Nun würde ich gerne meinen Monitor, der über diverse Internetdienste, auch mit dem Netzwerk verbinden. Kann ich irgendwie über meinen Lanport die Interverbindung freigeben bzw. teilen?


----------



## Master_of_Desaster (6. Juli 2012)

*AW: Internetverbindung über LAN Port freigeben*

An sich geht das recht einfach: Wenn WLAN-Adapter und LAN-Verbindung (bereits mit Monitor verbunden) gleichzeitig in den Netzwerkverbindungen aufgezeigt sind, musst du die Eigenschaften des WLAN-Adapters aufrufen. Dort findest du den Reiter "Freigabe". Jetzt nur noch ein Häkchen bei "*Anderen Benutzern im Netzwerk gestatten, die Internetverbindung dieses Computers zu verwenden*" setzen. Als letzten Schritt IP-Adresse, Subnetz usw. am Monitor einstellen und als Gateway die IP-Adresse vom WLAN-Adapter angeben.

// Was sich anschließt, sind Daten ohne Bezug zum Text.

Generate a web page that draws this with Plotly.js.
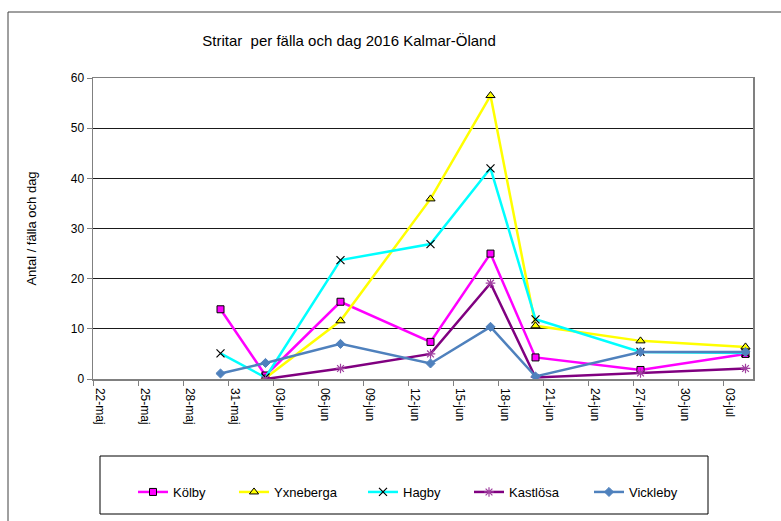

Bräuchtest aber (eventuell) ein Crossover-LAN-Kabel um deinen Monitor mit dem LAN-Port deines PCs zu verbinden. Kannst aber auch mit einem normalen Kabel versuchen, manche Geräte sind intelligent und switchen automatisch die Kontaktbelegung um, damit sie mit einem anderen Endgerät kommunizieren können.

Gruß
Master


----------



## SiLAnceR (6. Juli 2012)

*AW: Internetverbindung über LAN Port freigeben*

Danke...aber es ging einfacher. Beide Verbindungen WLAN und LAN auswählen - rechtsklick -> Verbindung überbrücken.
Schon läufts sogar mit DHCP 

Trotzdem vielen Dank


----------